Pramila Jayapal’s Comments About Immigrants Are Both Patronizing and Insulting

No matter how much changes in American politics, some things – it seems – remain the same. For example, whenever Americans attempt to debate the merits of mass, unchecked immigration – legal or illegal – the pro-mass-immigration lobby trots out the same old talking points. One of the most prominent is to assert that “immigrants” (which they use to describe both lawful migrants and illegal aliens) indispensably perform a certain number of menial jobs (in agriculture, housekeeping, or landscaping, for example) and our economy would supposedly suffer without them (e.g., see here and here). This is not only patronizing and offensive to immigrants, but also conflates legal immigrants with illegal aliens. Just as importantly, this narrative is misleading and divorced from the facts.
A recent case in point is Rep. Pramila Jayapal from Washington state, who has a long history of radical anti-immigration-enforcement activism. During an April 19 House Judiciary Committee markup of the Border Security and Enforcement Act of 2023 (H.R. 2640) Jayapal attacked the FAIR-supported legislation arguing, instead, for amnesty in the midst of an-out-control border crisis. Although the Border Security and Enforcement Act of 2023 promotes common-sense fixes to the massive flood of illegal migration, the Washington Democrat claimed that the legislation represented “anti-immigrant” hypocrisy.
She then proceeded to misleadingly conflate illegal aliens and legal immigrants and fired off a list of jobs the foreign-born do, including “pick[ing] the food we eat” and “clean[ing] our homes.” Jayapal asserted that “[t]his country needs immigrants to survive” and would face a “labor shortage” without them.
Rep. Jayapal is herself an immigrant (from India) and she no doubt intended her words to praise immigrants. But this does not make them any less patronizing or insulting. That’s because the pro-mass-migration politician is reinforcing the stereotype that immigrants across the board are uneducated and unskilled and have little to offer American society except for menial labor – a slap in the face to legal immigrants who followed the rules and brought with them education and/or other skills. It is also offensive to American citizens when valid criticism of illegal migration is dismissed as nothing more than blind and unwelcoming xenophobia.
Jayapal’s Doomsday predictions that the U.S. faces labor shortages and economic pain if we don’t continue with the never-ending mass importation of cheap foreign labor also miss the mark. Americans are willing to do all kinds of work, including manual labor, as long as the pay is fair. In fact, a study by the Center for Immigration Studies has demonstrated that of “474 civilian occupations, only six are majority immigrant” and that “[t]here are no occupations in the United States in which a majority of workers are illegal immigrants.” The problem is not Americans, but the addiction of certain employers to low wages.
Moreover, labor force participation remains below pre-COVID levels and the U-6 unemployment rate – which includes those who are underemployed, marginally attached to the labor force, or have given up looking for work – shows that there are still millions of Americans who could potentially fill many perceived gaps in the labor market.
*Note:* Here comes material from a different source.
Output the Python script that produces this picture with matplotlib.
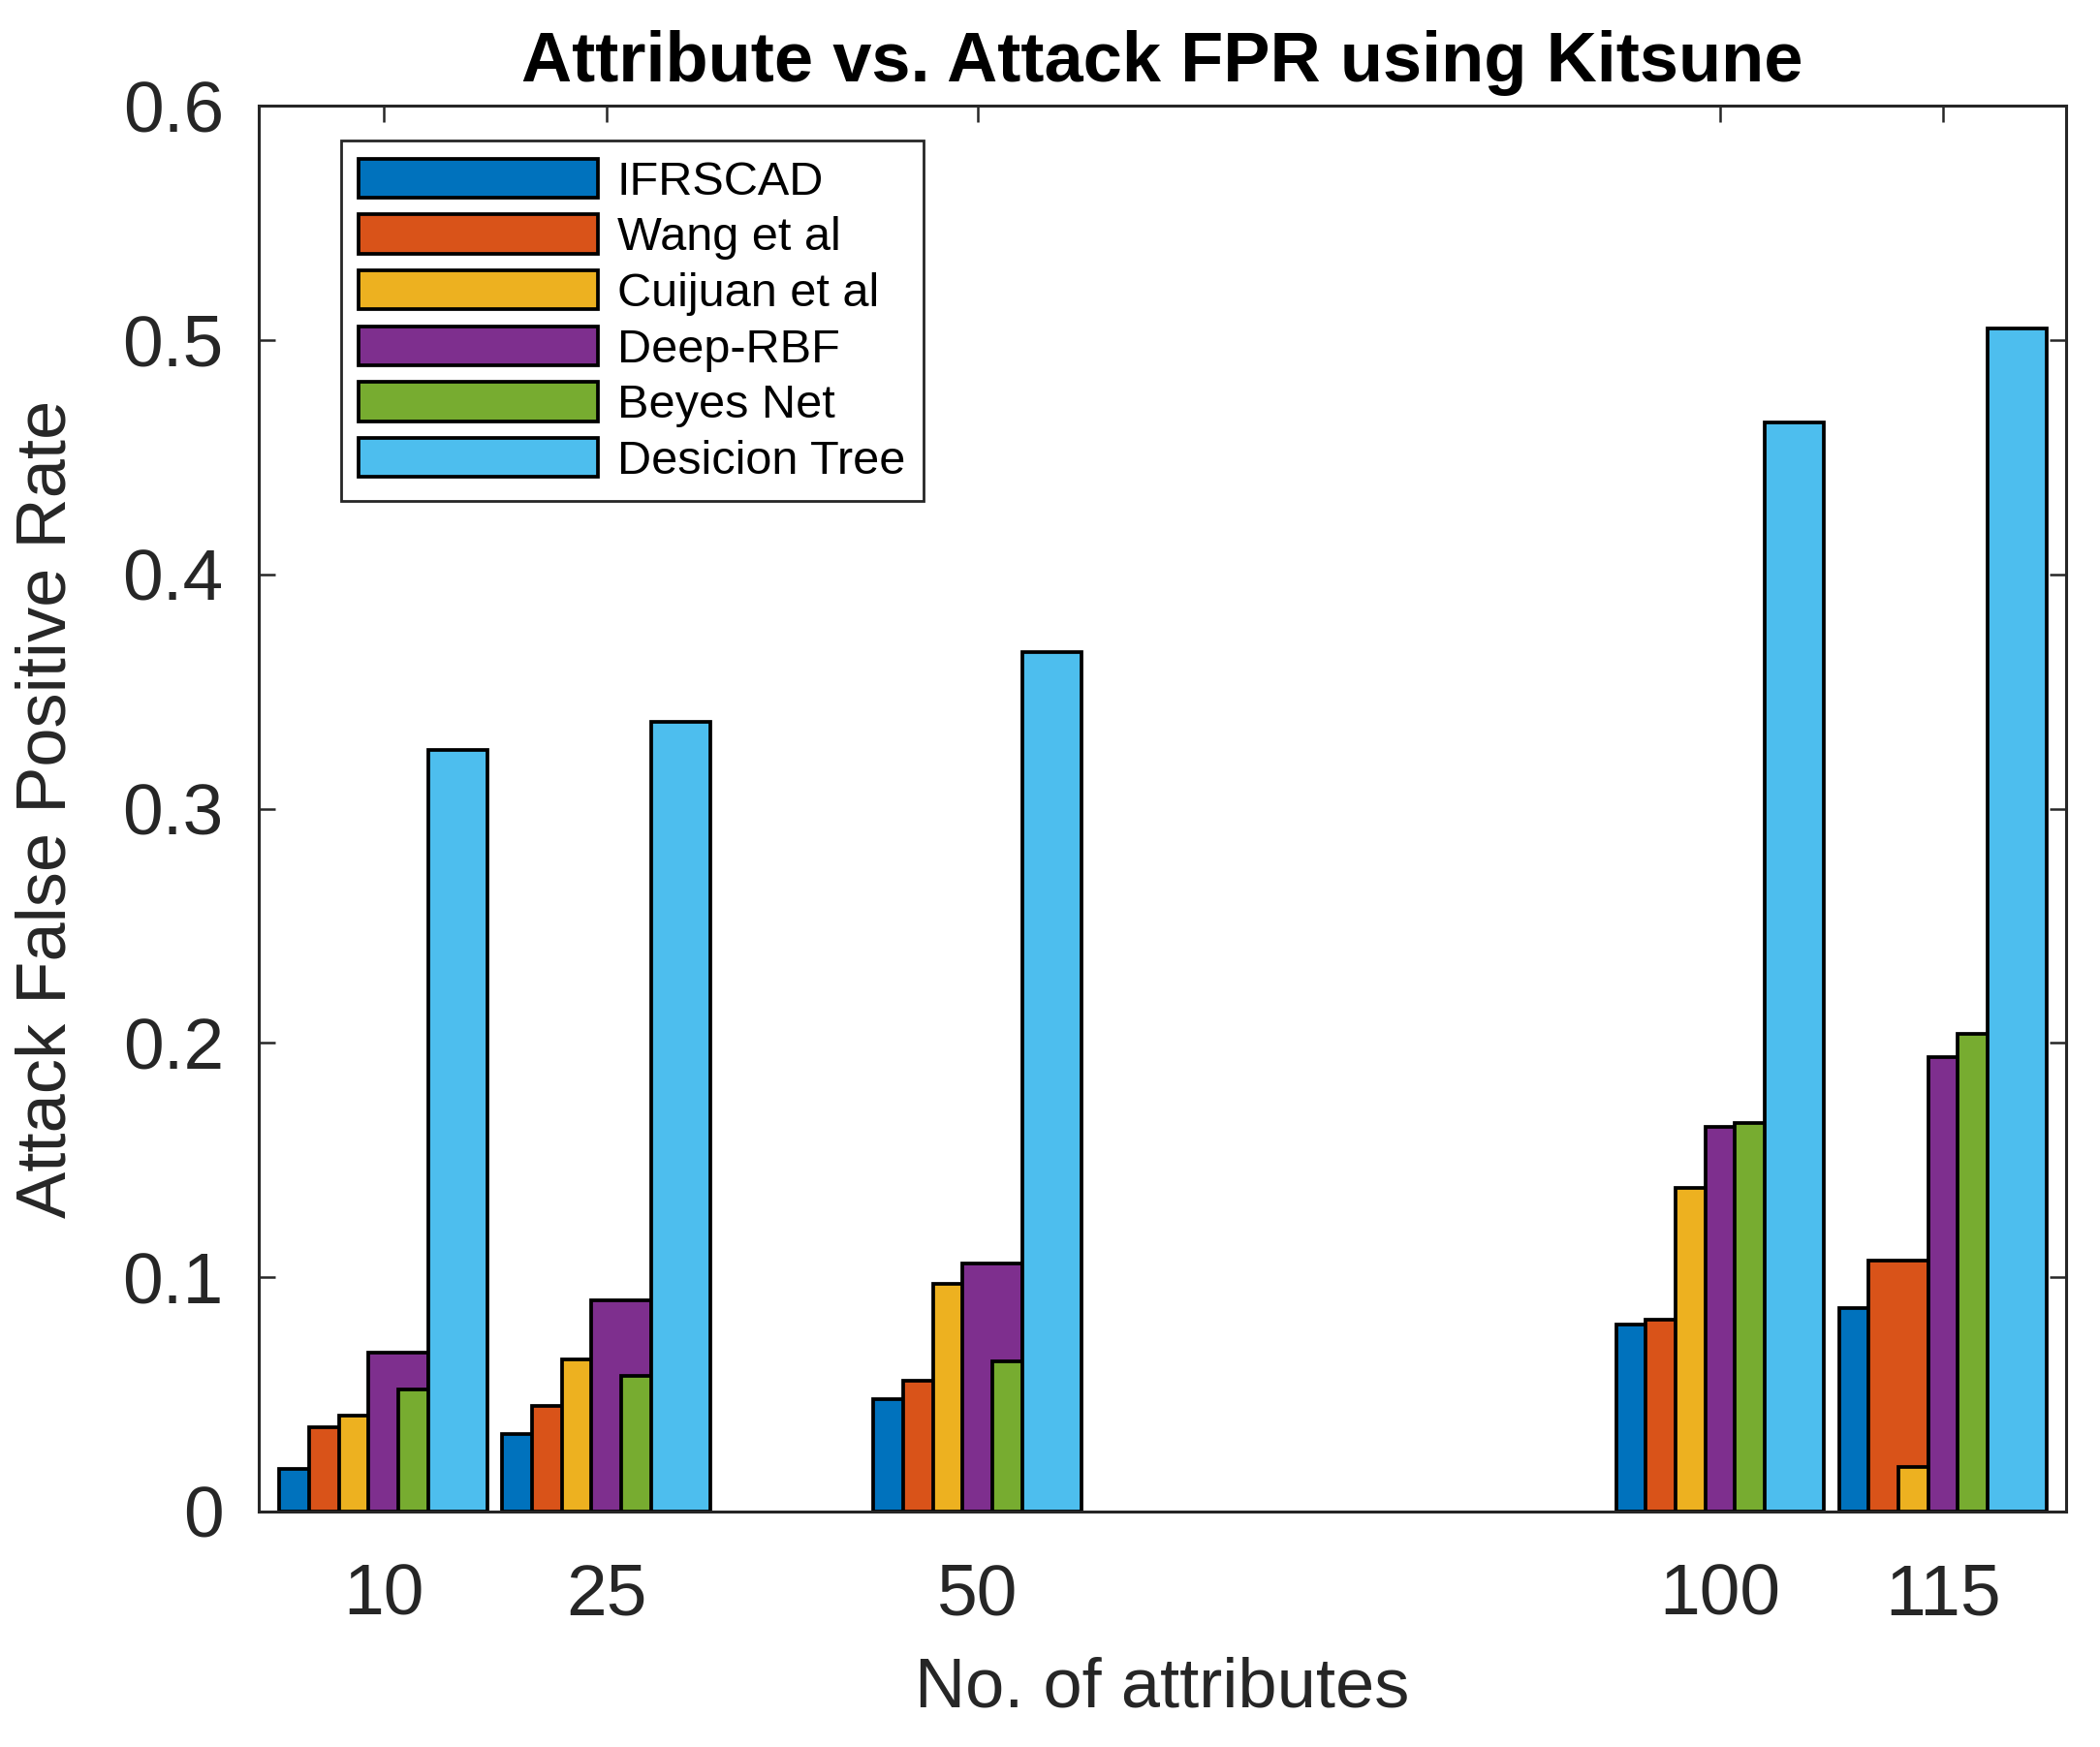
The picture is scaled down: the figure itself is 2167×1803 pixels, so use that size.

This is consistent with recent FAIR research.
What Rep. Jayapal’s remarks reveal is that, once we go beyond the façade of virtue signaling about compassion and welcoming the “huddled masses,” the pro-mass-immigration lobby sees the foreign-born as a never-ending supply of cheap labor. This may seem counter-intuitive to some, given the socialist inclinations of the likes of Pramila Jayapal, but perhaps there is a method to the madness. After all, more low-wage, low-skilled poverty means more dependence on government largesse – courtesy of the struggling American taxpayers, of course.